Sanskrit & Artificial Intelligence: Rediscovering the Future Through the Language of the Ancients

Hello, I am SOORAJ KRISHNA SHASTRI.

We often talk about AI and large language models, but today, let's talk about the Sanskrit language. Delhi Chief Minister Rekha Gupta has made a strong appeal for the revival of Sanskrit. She described Sanskrit as the most scientific and computer-friendly language. The Chief Minister claimed that NASA scientists have also acknowledged the potential of Sanskrit in coding and artificial intelligence. She stated that Sanskrit is not just a language of the past, but of the future.

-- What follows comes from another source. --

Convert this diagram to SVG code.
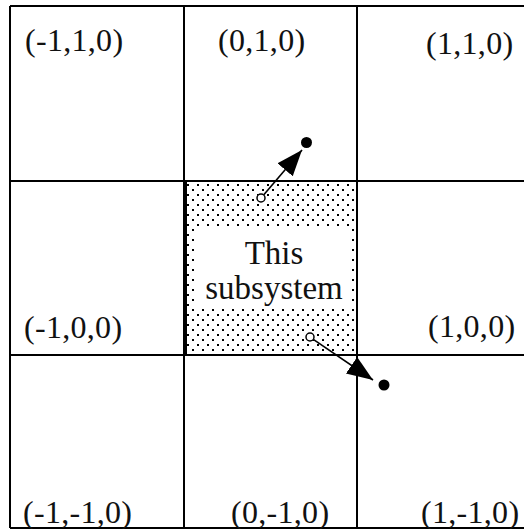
<svg xmlns="http://www.w3.org/2000/svg" width="524" height="529" viewBox="0 0 524 529">
  <style>
    .grid { stroke: #000; stroke-width: 2; fill: none; }
    .lbl { font-family: "Liberation Serif", "Times New Roman", serif; font-size: 32px; letter-spacing: 0.3px; fill: #111; }
    .ctr { font-family: "Liberation Serif", "Times New Roman", serif; font-size: 33px; fill: #111; text-anchor: middle; }
    .conn { stroke: #000; stroke-width: 1.6; fill: none; }
    .open { fill: #fff; stroke: #000; stroke-width: 1.5; }
    .dot { fill: #000; }
  </style>
  <defs>
    <pattern id="stipple" patternUnits="userSpaceOnUse" x="186" y="183" width="10" height="10">
      <rect x="1" y="1" width="2" height="2" fill="#000"/>
      <rect x="6" y="6" width="2" height="2" fill="#000"/>
    </pattern>
    <marker id="head" markerUnits="userSpaceOnUse" markerWidth="28" markerHeight="22" refX="26" refY="10" orient="auto">
      <path d="M0,0 L26,10 L0,20 z" fill="#000"/>
    </marker>
  </defs>
  <rect width="524" height="529" fill="#fff"/>

  <g id="grid">
    <line class="grid" x1="10" y1="6" x2="524" y2="6"/>
    <line class="grid" x1="10" y1="181" x2="524" y2="181"/>
    <line class="grid" x1="10" y1="355" x2="524" y2="355"/>
    <line class="grid" x1="10" y1="528" x2="524" y2="528"/>
    <line class="grid" x1="10" y1="6" x2="10" y2="528"/>
    <line class="grid" x1="184" y1="6" x2="184" y2="528"/>
    <line class="grid" x1="357" y1="6" x2="357" y2="528"/>
  </g>

  <g id="cell-m1-1">
    <text class="lbl" x="25" y="51">(-1,1,0)</text>
  </g>
  <g id="cell-0-1">
    <text class="lbl" x="218" y="51">(0,1,0)</text>
  </g>
  <g id="cell-1-1">
    <text class="lbl" x="426" y="54">(1,1,0)</text>
  </g>
  <g id="cell-m1-0">
    <text class="lbl" x="24" y="338">(-1,0,0)</text>
  </g>
  <g id="cell-this">
    <rect x="185" y="182" width="171" height="172" fill="url(#stipple)"/>
    <rect x="196" y="226" width="156" height="80" fill="#fff"/>
    <line x1="185" y1="181" x2="185" y2="355" stroke="#000" stroke-width="4"/>
    <text class="ctr" x="274" y="264">This</text>
    <text class="ctr" x="274" y="299">subsystem</text>
  </g>
  <g id="cell-1-0">
    <text class="lbl" x="428" y="337">(1,0,0)</text>
  </g>
  <g id="cell-m1-m1">
    <text class="lbl" x="23" y="523">(-1,-1,0)</text>
  </g>
  <g id="cell-0-m1">
    <text class="lbl" x="231" y="523">(0,-1,0)</text>
  </g>
  <g id="cell-1-m1">
    <text class="lbl" x="421" y="523">(1,-1,0)</text>
  </g>

  <g id="connectors">
    <line class="conn" x1="263.6" y1="195" x2="302" y2="150" marker-end="url(#head)"/>
    <circle class="open" cx="261" cy="198" r="4"/>
    <circle class="dot" cx="306.5" cy="142.5" r="5.5"/>
    <line class="conn" x1="313.3" y1="339.3" x2="373" y2="380" marker-end="url(#head)"/>
    <circle class="open" cx="310" cy="337" r="4"/>
    <circle class="dot" cx="384" cy="385" r="5.5"/>
  </g>
</svg>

According to her, NASA scientists have written research papers that highlight Sanskrit’s scientific structure and coding capabilities.

That was the statement by the Delhi CM—but do you know the full story behind this claim connecting Sanskrit with NASA? Let’s understand this in detail.

The claim made by CM Rekha Gupta is connected to a famous research paper published in 1985. The paper was titled "Knowledge Representation in Sanskrit and Artificial Intelligence" and was written by Rick Briggs, who was affiliated with NASA at that time.

In this paper, Briggs highlighted the achievements of ancient Sanskrit grammarians. He explained how they had developed a method to express Sanskrit in a way that not only preserved its essence but also mirrored the structure of modern AI systems. This 1985 paper, published in the AI Magazine, shed light on how a natural language like Sanskrit could function similarly to artificial languages.

Briggs argued that Sanskrit’s highly structured and unambiguous grammar makes it ideal for computers. He compared Sanskrit’s grammatical framework with modern AI knowledge representation techniques, such as semantic networks.

Let’s now understand the scientific structure of Sanskrit and its connection to semantic networks.

Briggs mentioned that Sanskrit grammar, especially the rules developed by Panini in the 4th century BCE, are so precise and logical that they are perfect for computer algorithms. For example, Panini’s rules compiled in the Ashtadhyayi define valid forms of words and sentences. These rules allow transformations based on properties like gender, number, and tense. This is similar to modern context-free grammars and Backus-Naur Form used in programming languages today.

Now let’s look at its modern relevance.

Today’s AI systems, like large language models, struggle with reducing ambiguity in natural language processing. Sanskrit’s rule-based and context-free grammar can minimize ambiguity, making NLP models more accurate and efficient. For instance, in Sanskrit, even if the word order changes, the meaning remains unchanged. This simplifies sentence interpretation for AI.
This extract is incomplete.